Davis also encouraged the group to reach out to their neighbors, targeting infrequent voters particularly.
“I’ll be back to help you guys with lists of people in your neighborhood who don’t usually vote or that just need some kind of outreach,” Davis said. “We need to tell people the importance of voting, the importance of getting out, Democratic or not, to elect your representatives.”
In keeping with the grassroots ethos of the Obama campaign, Davis expressed the hope that she could work as a team with local Democrats to spread the word about the campaign to the local community.
“I’m going to be asking people in the community how best to work in the community – I don’t know Scotland County,” she said. “I will be able to assist you with lists, I will be able to assist you with things like doing the data entry and things of that nature, that’s the way I can be a resource to this area. We’re all here to work together to make this happen.”

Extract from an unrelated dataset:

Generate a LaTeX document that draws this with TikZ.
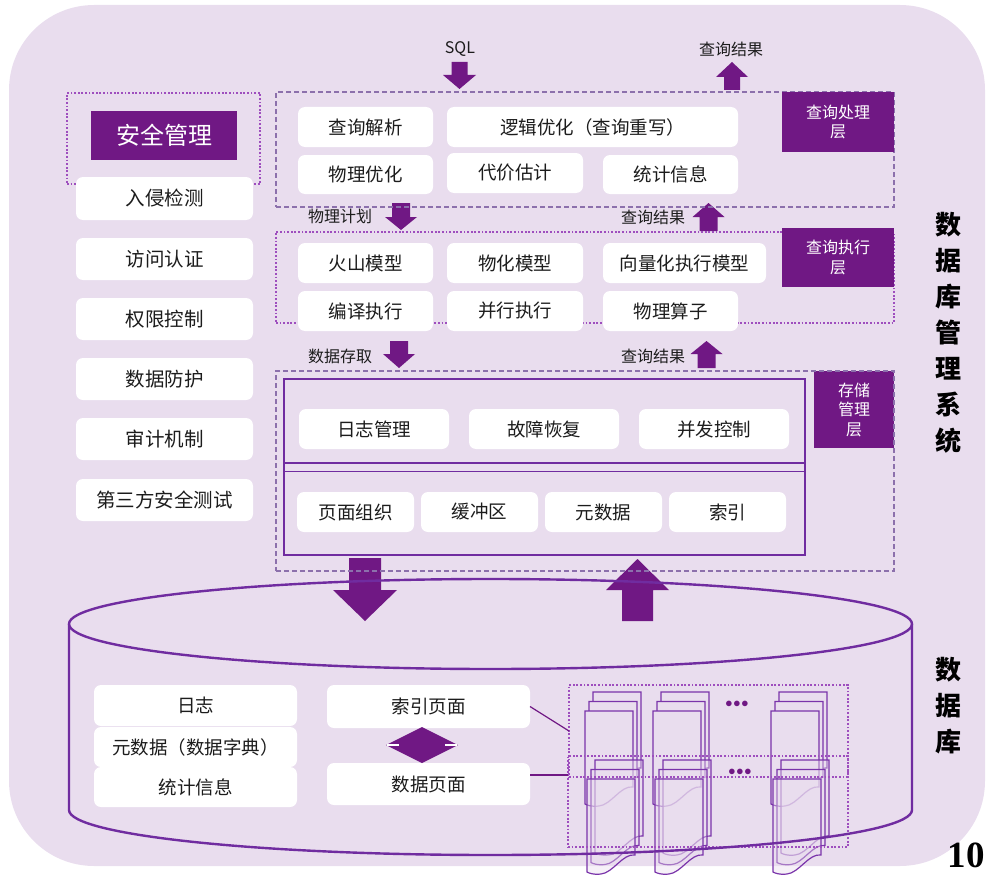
\documentclass[tikz,border=0pt]{standalone}
\usepackage{fontspec}
\setmainfont{Noto Sans CJK SC}
\newfontfamily\numfont{Liberation Serif}

\definecolor{bg}{RGB}{233,221,238}
\definecolor{purp}{RGB}{112,24,132}
\definecolor{cyl}{RGB}{112,44,160}
\definecolor{dashc}{RGB}{140,112,172}
\definecolor{dotc}{RGB}{158,78,190}
\definecolor{pagec}{RGB}{122,52,170}
\definecolor{txt}{RGB}{28,28,28}

\tikzset{
  wbox/.style={fill=white, rounded corners=7pt, inner sep=0pt, outer sep=0pt,
    text=txt, font=\fontsize{18.5}{22}\selectfont},
  tagbox/.style={fill=purp, text=white, inner sep=0pt, outer sep=0pt, align=center,
    font=\fontsize{16}{19.5}\selectfont},
  dashrect/.style={draw=dashc, line width=1.6pt, dash pattern=on 5pt off 3pt,
    inner sep=0pt, outer sep=0pt},
  dotrect/.style={draw=dotc, line width=1.3pt, dash pattern=on 1.8pt off 1.8pt,
    inner sep=0pt, outer sep=0pt},
  flowlbl/.style={text=txt, font=\fontsize{16}{18}\selectfont, inner sep=0pt},
  page/.style={draw=pagec, line width=1.2pt, fill=bg},
  link/.style={draw=purp, line width=1.2pt},
}

% rectangular node from its corners: [style]{name}{x1}{y1}{x2}{y2}{text}
\newcommand\bx[7][wbox]{%
  \node[#1, minimum width={#5-#3}, minimum height={#6-#4}] (#2)
    at ({(#3+#5)/2},{(#4+#6)/2}) {#7};}

% block arrow: centre x, shaft end, head base, tip, shaft half width, head half width
\newcommand\blockarrow[6]{%
  \fill[purp] ({#1-#5},#2) -- ({#1+#5},#2) -- ({#1+#5},#3) -- ({#1+#6},#3)
    -- (#1,#4) -- ({#1-#6},#3) -- ({#1-#5},#3) -- cycle;}

% one document page with a wavy lower edge, top-left corner given
\newcommand\docpage[3][]{%
  \filldraw[page,#1] (#2,#3) -- ({#2+48},#3) -- ({#2+48},{#3+76})
    .. controls ({#2+36},{#3+74}) and ({#2+26},{#3+94}) .. ({#2+14},{#3+95})
    .. controls ({#2+6},{#3+96}) and ({#2+2},{#3+94}) .. (#2,{#3+93}) -- cycle;}
% a stack of three pages, front page top-left given
\newcommand\pagestack[3][]{%
  \docpage[#1]{#2+8}{#3-19}\docpage[#1]{#2+4}{#3-9.5}\docpage[#1]{#2}{#3}}

\begin{document}
\begin{tikzpicture}[x=1pt,y=-1pt]
\useasboundingbox (0,0) rectangle (986,875);

% panel
\fill[bg, rounded corners=85pt] (9,5) rectangle (985,866);

% ---------- flow arrows ----------
\node[flowlbl] (sql) at (460,49) {SQL};
\node[flowlbl] (res0) at (731,49) {查询结果};
\blockarrow{459.5}{62}{75}{89}{8}{16.5}
\blockarrow{732}{90}{77}{62}{8}{16}

\node[flowlbl] (plan) at (340,216) {物理计划};
\node[flowlbl] (res1) at (653,217) {查询结果};
\blockarrow{401}{203}{217}{230}{9}{16}
\blockarrow{708.5}{231}{217}{203}{9}{16}

\node[flowlbl] (access) at (340,356) {数据存取};
\node[flowlbl] (res2) at (653,356) {查询结果};
\blockarrow{399}{341}{354}{368}{9}{16}
\blockarrow{706.5}{368}{354}{341}{9}{16}

\blockarrow{365}{558}{590}{621}{16}{32}
\blockarrow{637.5}{621}{590}{559}{15.5}{31.5}

% ---------- database ----------
\pagestack{585}{711}
\pagestack{653}{711}
\pagestack{771}{711}
\pagestack[fill opacity=0.4]{587}{779}
\pagestack[fill opacity=0.4]{655}{779}
\pagestack[fill opacity=0.4]{773}{779}

\node[text=purp, font=\fontsize{14}{14}\selectfont\bfseries] (dots1) at (737,704) {$\bullet\!\bullet\!\bullet$};
\node[text=purp, font=\fontsize{14}{14}\selectfont\bfseries] (dots2) at (740,772) {$\bullet\!\bullet\!\bullet$};

\bx[dotrect]{pgup}{569}{685}{848}{777}{}
\bx[dotrect]{pglo}{568}{756}{848}{847}{}

% cylinder outline
\draw[cyl, line width=2.4pt] (490.5,624) ellipse [x radius=421.5, y radius=45];
\draw[cyl, line width=2.4pt] (69,624) -- (69,810)
  arc[start angle=180, end angle=0, x radius=421.5, y radius=45] -- (912,624);

\bx{dblog}{94}{685}{297}{726}{日志}
\bx{dbmeta}{94}{727}{297}{767}{元数据（数据字典）}
\bx{dbstat}{94}{767}{297}{807}{统计信息}
\bx{idxpg}{327}{685}{530}{728}{索引页面}
\bx{datapg}{327}{763}{530}{805}{数据页面}

% two-way arrow between the page kinds
\fill[purp] (422,727) -- (458,745) -- (422,763) -- (386,745) -- cycle;
\draw[white, line width=1.2pt] (387,745) -- (399,745) (445,745) -- (457,745);

\draw[link] (idxpg.east) -- (pgup.west);
\draw[link] ([yshift=9pt]datapg.east) -- ([yshift=9pt]datapg.east -| pglo.west);

% ---------- security ----------
\bx[dotrect]{secgrp}{67}{93}{260}{184}{}
\bx[tagbox, font=\fontsize{24}{26}\selectfont]{sec}{91}{111}{237}{160}{安全管理}
\bx[wbox, font=\fontsize{19.5}{22}\selectfont]{s1}{76}{177}{253}{220}{入侵检测}
\bx[wbox, font=\fontsize{19.5}{22}\selectfont]{s2}{76}{238}{253}{280}{访问认证}
\bx[wbox, font=\fontsize{19.5}{22}\selectfont]{s3}{76}{298}{253}{340}{权限控制}
\bx[wbox, font=\fontsize{19.5}{22}\selectfont]{s4}{76}{358}{253}{400}{数据防护}
\bx[wbox, font=\fontsize{19.5}{22}\selectfont]{s5}{76}{418}{253}{460}{审计机制}
\bx[wbox, font=\fontsize{19.5}{22}\selectfont]{s6}{76}{479}{253}{521}{第三方安全测试}

% ---------- query processing layer ----------
\bx[dashrect]{qp}{276}{92}{894}{207}{}
\bx[tagbox]{qptag}{782}{92}{894}{152}{查询处理\\层}
\bx{qp1}{298}{107}{433}{147}{查询解析}
\bx{qp2}{447}{107}{738}{147}{逻辑优化（查询重写）}
\bx{qp3}{298}{155}{433}{194}{物理优化}
\bx{qp4}{447}{153}{583}{193}{代价估计}
\bx{qp5}{603}{155}{738}{194}{统计信息}

% ---------- query execution layer ----------
\bx[dotrect]{qe}{276}{232}{894}{323}{}
\bx[tagbox]{qetag}{782}{228}{894}{287}{查询执行\\层}
\bx{qe1}{298}{243}{433}{283}{火山模型}
\bx{qe2}{447}{243}{583}{283}{物化模型}
\bx{qe3}{603}{243}{766}{283}{向量化执行模型}
\bx{qe4}{298}{291}{433}{331}{编译执行}
\bx{qe5}{447}{291}{583}{331}{并行执行}
\bx{qe6}{603}{291}{738}{331}{物理算子}

% ---------- storage layer ----------
\bx[tagbox]{sttag}{814}{371}{894}{448}{存储\\管理\\层}
\bx[dashrect]{st}{276}{371}{894}{571}{}
\draw[draw=cyl, line width=1.3pt] (284,379) rectangle (805,555);
\draw[draw=cyl, line width=1.3pt] (284,463) -- (805,463) (284,471.5) -- (805,471.5);
\bx{st1}{299}{409}{449}{449}{日志管理}
\bx{st2}{469}{409}{619}{449}{故障恢复}
\bx{st3}{639}{409}{789}{449}{并发控制}
\bx{st4}{297}{492}{414}{532}{页面组织}
\bx{st5}{421}{492}{538}{532}{缓冲区}
\bx{st6}{545}{492}{662}{532}{元数据}
\bx{st7}{669}{492}{786}{532}{索引}

% ---------- side titles ----------
\node[text=black, align=center, inner sep=0pt, font=\fontsize{26}{36}\selectfont\bfseries]
  (dbms) at (948,333) {数\\据\\库\\管\\理\\系\\统};
\node[text=black, align=center, inner sep=0pt, font=\fontsize{26}{36}\selectfont\bfseries]
  (db) at (948,706) {数\\据\\库};
\node[text=black, inner sep=0pt, font=\numfont\bfseries\fontsize{37}{37}\selectfont]
  (pgno) at (966,855) {10};
\end{tikzpicture}
\end{document}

On the local level, Spencer said that the effort leading up to the primaries will focus primarily upon membership drives and uniting local Democrats under the auspices of the Scotland County Democratic Party.
“We need to broaden our reach and our approach, and this is where creativity comes in,” he said. “One of the things that we need to do is membership drives, and this is the place where we can do it. You can make it as fun as possible, you can do it any way you want it. We need to also be able to get other groups in: the Young Democrats are organized and they have a charter, but they need to start meeting here.”
Although the Democratic Party will not officially back a particular Democratic candidate for any position before the voters do, that will not preclude them from advertising promoting general Democratic ideas until the primary.
“Many times the candidates themselves have to carry a lot of the burden,” said Spencer. “Locally we can advocate across platforms the Democratic ideals that we stand for.”
“As we move toward the convention and after the convention, that’s when we start ratcheting it up,” he added.
Although Organizing for America does not have a current Scotland County address, Davis and other organizers will meet with individuals in Laurinburg by appointment, and regular meeting times may be established at the Scotland County Democratic Headquarters as campaigning intensifies.
“As the campaign moves on throughout the summer, we’re working on summer fellowships and getting more people involved in doing organizing positions,” Davis said.
Shelley Strickland was scheduled to speak at Friday’s meeting, but was unable to attend. He is running for the Stewartsville Township seat on the Scotland County Board of Commissioners. He will face incumbent Clarence McPhatter.